Marc Faber Interview- Financial Survival
Marc Faber Interview
Dr. Marc Faber is an investor born in Switzerland and the publisher of The Gloom, Boom and Doom Report. He holds a PhD in economics and serves as a director or an adviser on several investment funds.
In this interview with One Radio Network, Marc Faber discusses several threats to our economic future. Dr Faber speaks a bit on the role of the Federal Reserve. He says that the attempt by the Fed to prop up the housing market will not be as successful as they anticipate. The Fed creates liquidity by constant quantitative easing which is electronic money printing. Once the liquidity has been created, there is no way to insure the money flows into the intended direction. In fact, much of the money has been flowing back into United States treasuries. This creates an unintended consequence of a treasury bubble.
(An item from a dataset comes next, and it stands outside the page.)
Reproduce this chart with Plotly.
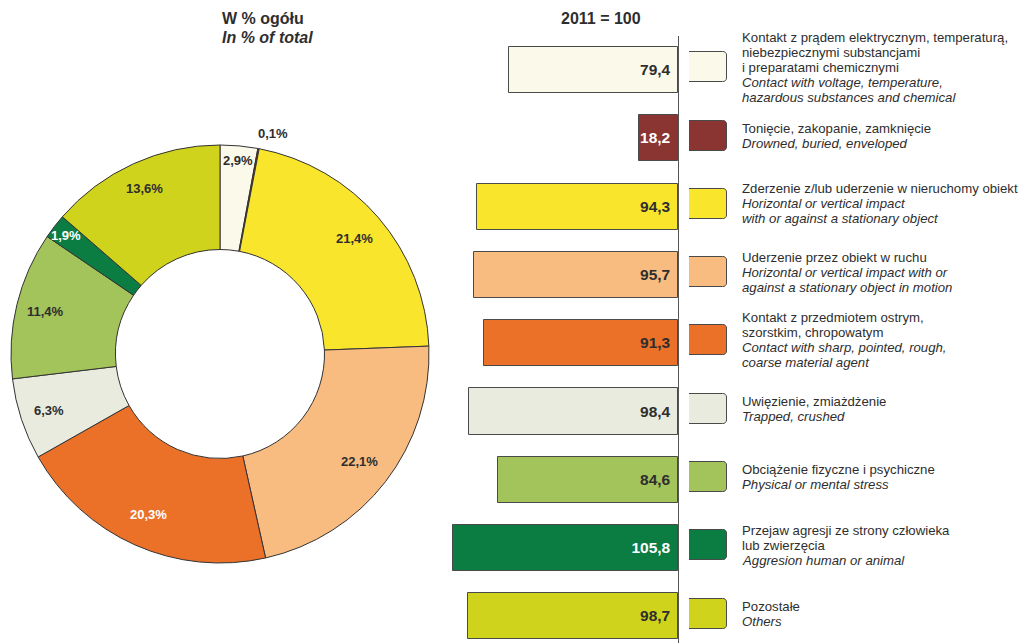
import math
import plotly.graph_objects as go

# ---------------- data ----------------
categories_pl = [
    "Kontakt z prądem elektrycznym, temperaturą,<br>niebezpiecznymi substancjami<br>i preparatami chemicznymi",
    "Tonięcie, zakopanie, zamknięcie",
    "Zderzenie z/lub uderzenie w nieruchomy obiekt",
    "Uderzenie przez obiekt w ruchu",
    "Kontakt z przedmiotem ostrym,<br>szorstkim, chropowatym",
    "Uwięzienie, zmiażdżenie",
    "Obciążenie fizyczne i psychiczne",
    "Przejaw agresji ze strony człowieka<br>lub zwierzęcia",
    "Pozostałe",
]
categories_en = [
    "Contact with voltage, temperature,<br>hazardous substances and chemical",
    "Drowned, buried, enveloped",
    "Horizontal or vertical impact<br>with or against a stationary object",
    "Horizontal or vertical impact with or<br>against a stationary object in motion",
    "Contact with sharp, pointed, rough,<br>coarse material agent",
    "Trapped, crushed",
    "Physical or mental stress",
    "Aggresion human or animal",
    "Others",
]
share_pct = [2.9, 0.1, 21.4, 22.1, 20.3, 6.3, 11.4, 1.9, 13.6]
index_2011 = [79.4, 18.2, 94.3, 95.7, 91.3, 98.4, 84.6, 105.8, 98.7]
colors = ["#FBF9EA", "#8A3532", "#F9E52B", "#F8BC80", "#EB7129",
          "#E9EBDF", "#A3C35B", "#0B7D43", "#D0D31B"]

# ---------------- style ----------------
W, H = 1021, 643
TXT = "#2e2e2e"
FONT = "Arial, Liberation Sans, sans-serif"
dark_text = ["#2e2e2e", "white", "#2e2e2e", "#2e2e2e", "#2e2e2e",
             "#2e2e2e", "#2e2e2e", "white", "#2e2e2e"]
pie_text = ["#2e2e2e", "#2e2e2e", "#2e2e2e", "#2e2e2e", "white",
            "#2e2e2e", "#2e2e2e", "white", "#2e2e2e"]
label_r = [0.93, 1.075, 0.85, 0.84, 0.84, 0.86, 0.86, 0.93, 0.87]

def fmt(v):
    return f"{v:.1f}".replace(".", ",")

fig = go.Figure()

# ---- donut ----
cx, cy, R = 220, 354, 209
pie_dom_x = [(cx - R) / W, (cx + R) / W]
pie_dom_y = [1 - (cy + R) / H, 1 - (cy - R) / H]
fig.add_trace(go.Pie(
    values=share_pct, labels=[c.split("<br>")[0] for c in categories_pl],
    sort=False, direction="clockwise", rotation=0, hole=0.5,
    marker=dict(colors=colors, line=dict(color="#333333", width=1)),
    textinfo="none", hoverinfo="label+value", showlegend=False,
    domain=dict(x=pie_dom_x, y=pie_dom_y),
))

annotations = []
total = sum(share_pct)
cum = 0.0
for i, v in enumerate(share_pct):
    mid = (cum + v / 2) / total
    cum += v
    ang = 2 * math.pi * mid
    r = R * label_r[i]
    px = cx + r * math.sin(ang)
    py = cy - r * math.cos(ang)
    if i == 1:
        px += 12
    annotations.append(dict(
        x=px / W, y=1 - py / H, xref="paper", yref="paper",
        text=f"<b>{fmt(v)}%</b>", showarrow=False,
        font=dict(family=FONT, size=13, color=pie_text[i]),
        xanchor="center", yanchor="middle"))

# ---- bars ----
ypos = list(range(len(index_2011)))
axis_x_px = 678
px_per_unit = 2.127
bar_left_px = 439
xr = (axis_x_px - bar_left_px) / px_per_unit
y_top_px = 36
row_h = 68.3
first_c = 70
yr_top = (y_top_px - first_c) / row_h
yr_bot = (H - first_c) / row_h
ydom = [0, 1 - y_top_px / H]

fig.add_trace(go.Bar(
    x=index_2011, y=ypos, orientation="h", xaxis="x2", yaxis="y2",
    marker=dict(color=colors, line=dict(color="#4a4a4a", width=1)),
    width=0.675,
    text=[fmt(v) + "\u00a0" for v in index_2011],
    textposition="inside", insidetextanchor="start", textangle=0,
    constraintext="none",
    insidetextfont=dict(family=FONT, size=15.5, color=dark_text),
    texttemplate="<b>%{text}</b>",
    showlegend=False, hoverinfo="x",
))

# ---- legend boxes ----
shift = 0.04
fig.add_trace(go.Bar(
    x=[1] * len(ypos), y=ypos, orientation="h", xaxis="x3", yaxis="y3",
    marker=dict(color=colors, line=dict(color="#4a4a4a", width=1), cornerradius=4),
    width=30 / row_h, showlegend=False, hoverinfo="skip",
))

line_px = 15
for i in ypos:
    lines = [(t, False) for t in categories_pl[i].split("<br>")] + \
            [(t, True) for t in categories_en[i].split("<br>")]
    n = len(lines)
    for k, (t, it) in enumerate(lines):
        off = (k - (n - 1) / 2) * line_px / row_h
        annotations.append(dict(
            x=740 / W, y=i + off, xref="paper", yref="y3",
            text=f"<i>{t}</i>" if it else t,
            showarrow=False, align="left", xanchor="left", yanchor="middle",
            font=dict(family=FONT, size=13.2, color=TXT)))

# ---- titles ----
annotations += [
    dict(x=220 / W, y=1 - 19 / H, xref="paper", yref="paper",
         text="<b>W % ogółu</b>", showarrow=False,
         font=dict(family=FONT, size=16, color=TXT), yanchor="middle"),
    dict(x=220 / W, y=1 - 37 / H, xref="paper", yref="paper",
         text="<b><i>In % of total</i></b>", showarrow=False,
         font=dict(family=FONT, size=16, color=TXT), yanchor="middle"),
    dict(x=601 / W, y=1 - 19 / H, xref="paper", yref="paper",
         text="<b>2011 = 100</b>", showarrow=False,
         font=dict(family=FONT, size=16, color=TXT), yanchor="middle"),
]

fig.update_layout(
    width=W, height=H, margin=dict(l=0, r=0, t=0, b=0),
    paper_bgcolor="white", plot_bgcolor="white",
    font=dict(family=FONT, color=TXT),
    annotations=annotations,
    xaxis2=dict(domain=[bar_left_px / W, axis_x_px / W], range=[xr, 0],
                anchor="y2", visible=False, fixedrange=True),
    yaxis2=dict(domain=ydom, range=[yr_bot, yr_top], anchor="x2", side="right",
                showline=True, linecolor="#555555", linewidth=1,
                showticklabels=False, ticks="", showgrid=False, zeroline=False),
    xaxis3=dict(domain=[689 / W, 727 / W], range=[0, 1], anchor="y3", visible=False),
    yaxis3=dict(domain=ydom, range=[yr_bot + shift, yr_top + shift], anchor="x3",
                visible=False),
    bargap=0,
)

fig.write_html("out.html", config={"displayModeBar": False},
               post_script="document.body.style.margin='0';document.body.style.overflow='hidden';")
Marc Faber goes on to comment on what he perceives to be a derivatives bubble. Several commentators have estimated the world derivatives market to be between $400 trillion and a quadrillion. Just when I got my mind around a trillion, I have to mentally digest a quadrillion. Traders will tell you that despite its size, the derivatives market poses no threat to our financial system. They will tell you that it is a zero sum game, meaning that for every $1 bet that a derivative will go up, there is a counter $1 bet that it will go down. Before 2008, we may have blindly believed them. In 2008, we learned that mega insurance agency AIG was writing Credit Default Swaps for much more downside risk than what they were able to cover. Since this act was considered by regulators to be mispricing of risk rather than criminal, they were bailed out rather than locked up. Since they were bailed out, the lesson learned was ” lose all the money you want, we’ll print more.” The free market has been prevented from being able to bring about the creative destruction that needs to occur in order to clear out bad investments to make room for the good. Now we have a derivatives time bomb that threatens to dwarf the 2008 crisis.
Mark Faber gives some good recommendations about protecting yourself from market volatility. He recommends diversity and hard assets as the future is so uncertain. Marc Faber has long been a believer in owning gold to manage risks from inflation and currency collapse.